Can you copy out the data exactly? Leave the images out.

Material provided:
§ §

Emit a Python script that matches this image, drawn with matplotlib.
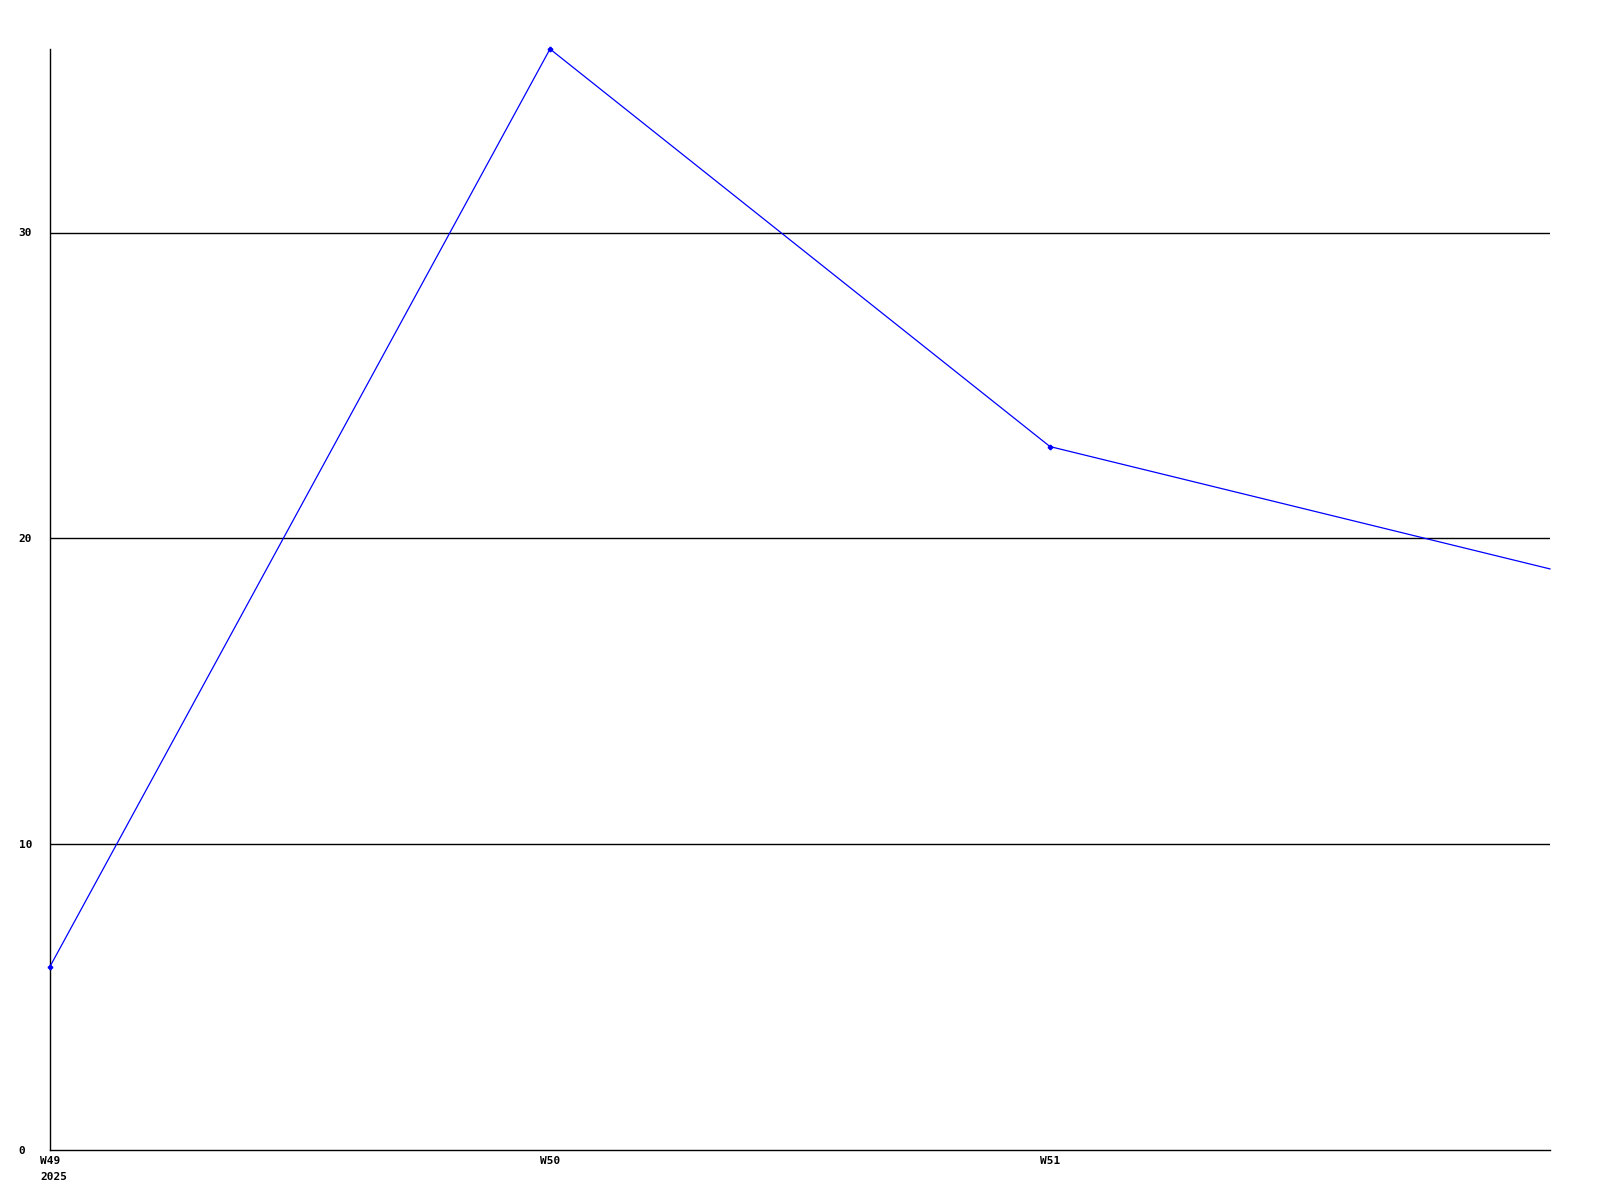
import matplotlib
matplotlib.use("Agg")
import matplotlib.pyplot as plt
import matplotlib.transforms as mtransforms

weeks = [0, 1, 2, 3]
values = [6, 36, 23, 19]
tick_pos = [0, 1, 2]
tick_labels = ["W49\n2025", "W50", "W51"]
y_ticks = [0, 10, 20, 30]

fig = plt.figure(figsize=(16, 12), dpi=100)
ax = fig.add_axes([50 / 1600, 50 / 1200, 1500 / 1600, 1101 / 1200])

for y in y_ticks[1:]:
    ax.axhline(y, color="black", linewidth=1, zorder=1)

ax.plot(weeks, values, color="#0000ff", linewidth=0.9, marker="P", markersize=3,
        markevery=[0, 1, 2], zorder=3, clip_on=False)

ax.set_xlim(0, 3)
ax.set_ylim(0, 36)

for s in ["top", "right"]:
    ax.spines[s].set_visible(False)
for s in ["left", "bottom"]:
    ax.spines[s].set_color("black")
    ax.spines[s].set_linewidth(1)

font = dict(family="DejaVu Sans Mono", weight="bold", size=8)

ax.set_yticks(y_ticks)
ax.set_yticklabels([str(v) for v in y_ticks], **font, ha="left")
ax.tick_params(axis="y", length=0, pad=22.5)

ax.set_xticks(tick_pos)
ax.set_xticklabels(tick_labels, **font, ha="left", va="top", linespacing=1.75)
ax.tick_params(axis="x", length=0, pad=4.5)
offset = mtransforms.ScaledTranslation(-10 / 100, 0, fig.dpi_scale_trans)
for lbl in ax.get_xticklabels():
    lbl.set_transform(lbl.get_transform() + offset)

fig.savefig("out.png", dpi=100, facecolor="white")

§ §

Final result:
Emit a Python script that matches this image, drawn with matplotlib.
import matplotlib
matplotlib.use("Agg")
import matplotlib.pyplot as plt
import matplotlib.transforms as mtransforms

weeks = [0, 1, 2, 3]
values = [6, 36, 23, 19]
tick_pos = [0, 1, 2]
tick_labels = ["W49\n2025", "W50", "W51"]
y_ticks = [0, 10, 20, 30]

fig = plt.figure(figsize=(16, 12), dpi=100)
ax = fig.add_axes([50 / 1600, 50 / 1200, 1500 / 1600, 1101 / 1200])

for y in y_ticks[1:]:
    ax.axhline(y, color="black", linewidth=1, zorder=1)

ax.plot(weeks, values, color="#0000ff", linewidth=0.9, marker="P", markersize=3,
        markevery=[0, 1, 2], zorder=3, clip_on=False)

ax.set_xlim(0, 3)
ax.set_ylim(0, 36)

for s in ["top", "right"]:
    ax.spines[s].set_visible(False)
for s in ["left", "bottom"]:
    ax.spines[s].set_color("black")
    ax.spines[s].set_linewidth(1)

font = dict(family="DejaVu Sans Mono", weight="bold", size=8)

ax.set_yticks(y_ticks)
ax.set_yticklabels([str(v) for v in y_ticks], **font, ha="left")
ax.tick_params(axis="y", length=0, pad=22.5)

ax.set_xticks(tick_pos)
ax.set_xticklabels(tick_labels, **font, ha="left", va="top", linespacing=1.75)
ax.tick_params(axis="x", length=0, pad=4.5)
offset = mtransforms.ScaledTranslation(-10 / 100, 0, fig.dpi_scale_trans)
for lbl in ax.get_xticklabels():
    lbl.set_transform(lbl.get_transform() + offset)

fig.savefig("out.png", dpi=100, facecolor="white")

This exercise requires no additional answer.